Given information:
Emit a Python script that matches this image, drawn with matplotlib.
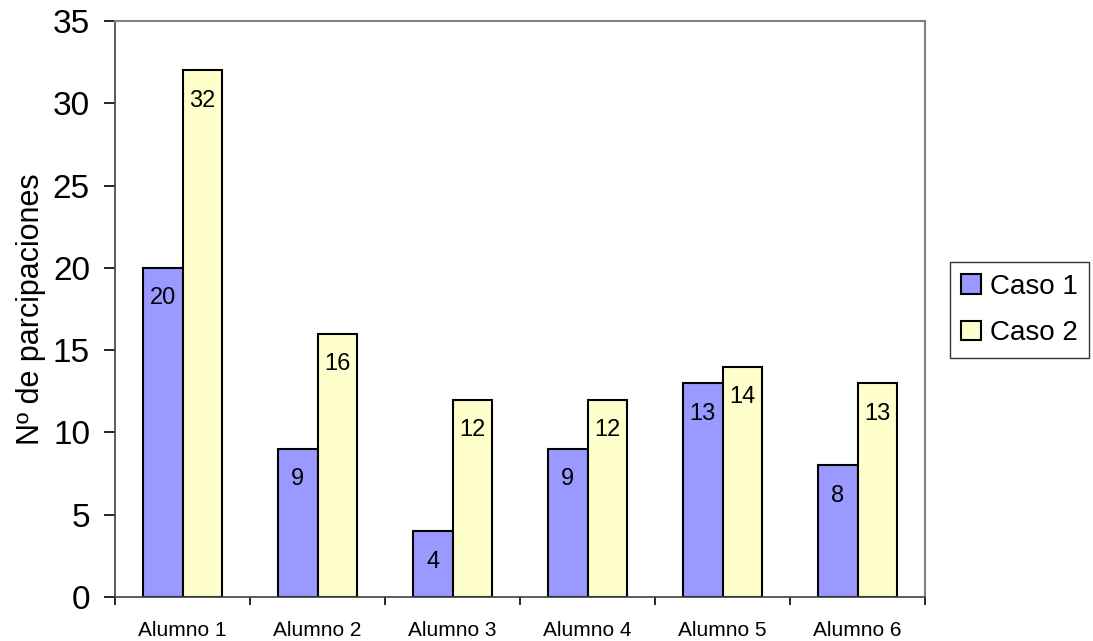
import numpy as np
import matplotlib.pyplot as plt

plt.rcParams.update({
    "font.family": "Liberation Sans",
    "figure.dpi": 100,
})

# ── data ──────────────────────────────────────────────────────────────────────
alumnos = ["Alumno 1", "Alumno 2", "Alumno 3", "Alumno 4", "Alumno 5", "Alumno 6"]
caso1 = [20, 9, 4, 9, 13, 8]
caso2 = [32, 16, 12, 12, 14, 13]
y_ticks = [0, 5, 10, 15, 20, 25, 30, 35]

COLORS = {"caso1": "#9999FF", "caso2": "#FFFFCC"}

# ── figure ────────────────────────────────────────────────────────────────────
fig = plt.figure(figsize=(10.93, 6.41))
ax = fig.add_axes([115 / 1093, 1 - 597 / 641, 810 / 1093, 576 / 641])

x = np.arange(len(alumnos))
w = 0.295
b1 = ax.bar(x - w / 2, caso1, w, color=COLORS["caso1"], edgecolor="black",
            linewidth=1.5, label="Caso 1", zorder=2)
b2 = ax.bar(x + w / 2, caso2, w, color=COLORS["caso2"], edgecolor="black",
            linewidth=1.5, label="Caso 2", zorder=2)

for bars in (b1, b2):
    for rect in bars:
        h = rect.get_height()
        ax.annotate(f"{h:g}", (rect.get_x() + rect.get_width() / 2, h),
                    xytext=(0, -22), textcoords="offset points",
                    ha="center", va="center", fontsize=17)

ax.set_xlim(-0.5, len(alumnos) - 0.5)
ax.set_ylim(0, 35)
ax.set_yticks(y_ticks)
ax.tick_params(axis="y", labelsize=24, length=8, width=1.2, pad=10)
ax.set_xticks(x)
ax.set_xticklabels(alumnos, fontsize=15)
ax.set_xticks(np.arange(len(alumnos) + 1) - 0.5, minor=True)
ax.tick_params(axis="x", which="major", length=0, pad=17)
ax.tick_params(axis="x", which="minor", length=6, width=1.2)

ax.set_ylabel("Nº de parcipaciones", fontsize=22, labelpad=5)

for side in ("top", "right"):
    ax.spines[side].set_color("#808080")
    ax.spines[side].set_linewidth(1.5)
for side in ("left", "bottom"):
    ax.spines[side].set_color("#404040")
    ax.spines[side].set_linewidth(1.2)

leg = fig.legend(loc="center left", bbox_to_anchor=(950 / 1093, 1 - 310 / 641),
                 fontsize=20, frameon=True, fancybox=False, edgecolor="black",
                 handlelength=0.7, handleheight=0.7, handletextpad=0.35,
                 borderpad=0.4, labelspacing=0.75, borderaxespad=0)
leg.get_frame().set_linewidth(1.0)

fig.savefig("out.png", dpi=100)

Set task:
Repeat the listing above exactly from its first line to the line containing "ax.spines[side].set_linewidth(1.2)", both included, and omit the pictures.

Exercise answer:
Emit a Python script that matches this image, drawn with matplotlib.
import numpy as np
import matplotlib.pyplot as plt

plt.rcParams.update({
    "font.family": "Liberation Sans",
    "figure.dpi": 100,
})

# ── data ──────────────────────────────────────────────────────────────────────
alumnos = ["Alumno 1", "Alumno 2", "Alumno 3", "Alumno 4", "Alumno 5", "Alumno 6"]
caso1 = [20, 9, 4, 9, 13, 8]
caso2 = [32, 16, 12, 12, 14, 13]
y_ticks = [0, 5, 10, 15, 20, 25, 30, 35]

COLORS = {"caso1": "#9999FF", "caso2": "#FFFFCC"}

# ── figure ────────────────────────────────────────────────────────────────────
fig = plt.figure(figsize=(10.93, 6.41))
ax = fig.add_axes([115 / 1093, 1 - 597 / 641, 810 / 1093, 576 / 641])

x = np.arange(len(alumnos))
w = 0.295
b1 = ax.bar(x - w / 2, caso1, w, color=COLORS["caso1"], edgecolor="black",
            linewidth=1.5, label="Caso 1", zorder=2)
b2 = ax.bar(x + w / 2, caso2, w, color=COLORS["caso2"], edgecolor="black",
            linewidth=1.5, label="Caso 2", zorder=2)

for bars in (b1, b2):
    for rect in bars:
        h = rect.get_height()
        ax.annotate(f"{h:g}", (rect.get_x() + rect.get_width() / 2, h),
                    xytext=(0, -22), textcoords="offset points",
                    ha="center", va="center", fontsize=17)

ax.set_xlim(-0.5, len(alumnos) - 0.5)
ax.set_ylim(0, 35)
ax.set_yticks(y_ticks)
ax.tick_params(axis="y", labelsize=24, length=8, width=1.2, pad=10)
ax.set_xticks(x)
ax.set_xticklabels(alumnos, fontsize=15)
ax.set_xticks(np.arange(len(alumnos) + 1) - 0.5, minor=True)
ax.tick_params(axis="x", which="major", length=0, pad=17)
ax.tick_params(axis="x", which="minor", length=6, width=1.2)

ax.set_ylabel("Nº de parcipaciones", fontsize=22, labelpad=5)

for side in ("top", "right"):
    ax.spines[side].set_color("#808080")
    ax.spines[side].set_linewidth(1.5)
for side in ("left", "bottom"):
    ax.spines[side].set_color("#404040")
    ax.spines[side].set_linewidth(1.2)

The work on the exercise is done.